»»
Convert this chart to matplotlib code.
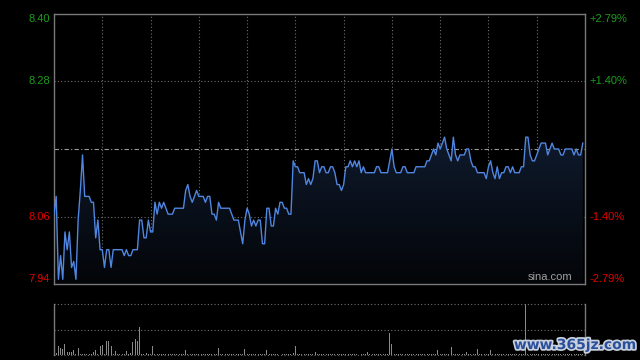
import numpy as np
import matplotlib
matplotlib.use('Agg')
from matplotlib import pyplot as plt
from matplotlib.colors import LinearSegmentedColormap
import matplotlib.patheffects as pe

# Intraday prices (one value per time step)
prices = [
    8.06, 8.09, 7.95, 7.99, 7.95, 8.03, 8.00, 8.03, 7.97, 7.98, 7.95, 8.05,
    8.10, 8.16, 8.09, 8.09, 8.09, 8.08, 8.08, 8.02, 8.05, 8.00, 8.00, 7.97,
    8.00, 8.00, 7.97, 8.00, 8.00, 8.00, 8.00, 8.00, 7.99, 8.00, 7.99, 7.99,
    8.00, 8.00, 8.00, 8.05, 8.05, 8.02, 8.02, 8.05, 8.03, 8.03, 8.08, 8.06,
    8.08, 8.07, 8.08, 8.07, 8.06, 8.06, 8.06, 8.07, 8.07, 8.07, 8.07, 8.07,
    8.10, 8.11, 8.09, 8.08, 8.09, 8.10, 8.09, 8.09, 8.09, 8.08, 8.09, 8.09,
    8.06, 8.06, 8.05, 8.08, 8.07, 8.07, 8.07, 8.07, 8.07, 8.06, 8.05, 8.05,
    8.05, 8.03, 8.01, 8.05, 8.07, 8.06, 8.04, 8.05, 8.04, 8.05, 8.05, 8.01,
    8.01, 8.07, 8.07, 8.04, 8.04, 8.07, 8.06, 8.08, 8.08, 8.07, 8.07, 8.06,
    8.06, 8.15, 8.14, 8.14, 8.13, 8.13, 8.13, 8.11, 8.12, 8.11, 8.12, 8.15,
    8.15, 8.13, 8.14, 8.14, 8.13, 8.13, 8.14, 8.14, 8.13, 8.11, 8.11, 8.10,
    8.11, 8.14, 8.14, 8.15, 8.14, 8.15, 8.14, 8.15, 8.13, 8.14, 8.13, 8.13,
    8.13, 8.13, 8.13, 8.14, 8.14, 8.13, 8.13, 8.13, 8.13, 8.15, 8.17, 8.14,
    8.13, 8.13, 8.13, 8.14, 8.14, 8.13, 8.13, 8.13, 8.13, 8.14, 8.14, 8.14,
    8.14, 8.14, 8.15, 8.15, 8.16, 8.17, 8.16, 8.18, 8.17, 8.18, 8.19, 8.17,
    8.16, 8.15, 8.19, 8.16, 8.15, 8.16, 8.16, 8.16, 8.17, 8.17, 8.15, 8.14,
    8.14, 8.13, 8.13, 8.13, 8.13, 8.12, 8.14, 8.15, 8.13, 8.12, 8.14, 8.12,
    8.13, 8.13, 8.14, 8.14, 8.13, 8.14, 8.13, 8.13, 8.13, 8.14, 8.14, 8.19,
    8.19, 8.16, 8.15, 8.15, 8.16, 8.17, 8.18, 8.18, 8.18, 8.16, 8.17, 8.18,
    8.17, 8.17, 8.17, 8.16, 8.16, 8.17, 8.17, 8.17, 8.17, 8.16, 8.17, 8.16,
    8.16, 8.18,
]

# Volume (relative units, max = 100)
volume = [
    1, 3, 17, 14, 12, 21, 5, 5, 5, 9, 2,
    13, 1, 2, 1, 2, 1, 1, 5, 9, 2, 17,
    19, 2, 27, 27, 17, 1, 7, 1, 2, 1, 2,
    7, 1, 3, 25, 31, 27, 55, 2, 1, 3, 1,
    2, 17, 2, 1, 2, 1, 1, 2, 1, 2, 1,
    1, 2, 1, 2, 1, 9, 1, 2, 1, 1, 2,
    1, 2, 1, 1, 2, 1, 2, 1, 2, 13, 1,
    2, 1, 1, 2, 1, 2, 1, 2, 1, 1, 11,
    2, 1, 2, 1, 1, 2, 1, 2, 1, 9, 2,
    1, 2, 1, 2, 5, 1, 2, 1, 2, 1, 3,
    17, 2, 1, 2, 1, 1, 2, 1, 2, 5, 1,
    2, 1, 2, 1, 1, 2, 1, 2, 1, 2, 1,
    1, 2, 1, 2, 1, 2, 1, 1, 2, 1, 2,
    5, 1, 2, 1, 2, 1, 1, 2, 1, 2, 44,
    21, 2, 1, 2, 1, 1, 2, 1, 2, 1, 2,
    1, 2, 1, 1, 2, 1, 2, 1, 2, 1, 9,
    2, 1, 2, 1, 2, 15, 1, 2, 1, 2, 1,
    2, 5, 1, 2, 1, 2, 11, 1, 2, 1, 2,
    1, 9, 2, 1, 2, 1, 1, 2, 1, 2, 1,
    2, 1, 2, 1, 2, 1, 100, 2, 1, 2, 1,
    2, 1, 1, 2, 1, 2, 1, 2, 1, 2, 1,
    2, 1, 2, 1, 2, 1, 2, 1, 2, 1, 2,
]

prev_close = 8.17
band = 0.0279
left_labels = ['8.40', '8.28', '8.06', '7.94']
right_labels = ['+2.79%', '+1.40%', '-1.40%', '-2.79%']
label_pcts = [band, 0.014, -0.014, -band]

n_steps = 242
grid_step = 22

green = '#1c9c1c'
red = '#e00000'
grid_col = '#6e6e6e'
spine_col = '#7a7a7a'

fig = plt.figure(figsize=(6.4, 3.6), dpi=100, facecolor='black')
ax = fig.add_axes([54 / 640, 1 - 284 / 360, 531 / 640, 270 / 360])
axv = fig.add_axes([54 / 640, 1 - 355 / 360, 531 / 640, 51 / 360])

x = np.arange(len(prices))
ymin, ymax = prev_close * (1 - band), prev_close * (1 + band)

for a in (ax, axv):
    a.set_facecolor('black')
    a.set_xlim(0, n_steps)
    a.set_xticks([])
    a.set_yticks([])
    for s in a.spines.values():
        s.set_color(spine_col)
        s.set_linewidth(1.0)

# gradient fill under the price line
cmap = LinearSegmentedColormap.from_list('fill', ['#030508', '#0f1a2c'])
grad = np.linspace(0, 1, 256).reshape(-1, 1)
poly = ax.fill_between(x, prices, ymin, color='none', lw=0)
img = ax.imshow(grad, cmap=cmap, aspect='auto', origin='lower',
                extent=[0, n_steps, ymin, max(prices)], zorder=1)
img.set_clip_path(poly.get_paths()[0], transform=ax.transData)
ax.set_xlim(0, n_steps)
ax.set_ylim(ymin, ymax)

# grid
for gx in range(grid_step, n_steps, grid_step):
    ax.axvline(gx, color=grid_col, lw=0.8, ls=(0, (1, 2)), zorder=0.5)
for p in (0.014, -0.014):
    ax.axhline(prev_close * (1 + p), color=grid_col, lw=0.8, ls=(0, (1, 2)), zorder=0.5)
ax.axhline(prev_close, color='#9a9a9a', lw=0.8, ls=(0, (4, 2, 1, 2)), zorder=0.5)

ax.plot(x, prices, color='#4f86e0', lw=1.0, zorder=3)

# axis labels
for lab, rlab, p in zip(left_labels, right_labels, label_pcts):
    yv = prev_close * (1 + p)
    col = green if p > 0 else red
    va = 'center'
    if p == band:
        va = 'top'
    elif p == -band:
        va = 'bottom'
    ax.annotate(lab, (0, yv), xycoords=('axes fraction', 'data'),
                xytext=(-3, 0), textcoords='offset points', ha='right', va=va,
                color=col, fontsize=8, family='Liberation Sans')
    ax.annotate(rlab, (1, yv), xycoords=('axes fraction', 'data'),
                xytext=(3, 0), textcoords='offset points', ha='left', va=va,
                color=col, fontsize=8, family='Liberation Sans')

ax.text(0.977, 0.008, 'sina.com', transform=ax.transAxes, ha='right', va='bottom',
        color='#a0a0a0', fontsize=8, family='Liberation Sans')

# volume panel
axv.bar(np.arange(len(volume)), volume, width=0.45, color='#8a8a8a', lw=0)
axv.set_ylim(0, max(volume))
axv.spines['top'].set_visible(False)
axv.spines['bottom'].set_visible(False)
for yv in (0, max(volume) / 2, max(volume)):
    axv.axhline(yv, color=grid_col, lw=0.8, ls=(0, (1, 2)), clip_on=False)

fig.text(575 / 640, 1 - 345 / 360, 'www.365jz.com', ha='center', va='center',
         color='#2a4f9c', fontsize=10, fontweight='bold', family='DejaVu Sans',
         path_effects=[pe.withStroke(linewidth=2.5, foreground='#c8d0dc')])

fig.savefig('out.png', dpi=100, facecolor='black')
««
Repeat the listing above from its first line through the line that contains "import matplotlib.patheffects as pe", both included, and nothing more. Drop the pictures.

# Worked answer:
Convert this chart to matplotlib code.
import numpy as np
import matplotlib
matplotlib.use('Agg')
from matplotlib import pyplot as plt
from matplotlib.colors import LinearSegmentedColormap
import matplotlib.patheffects as pe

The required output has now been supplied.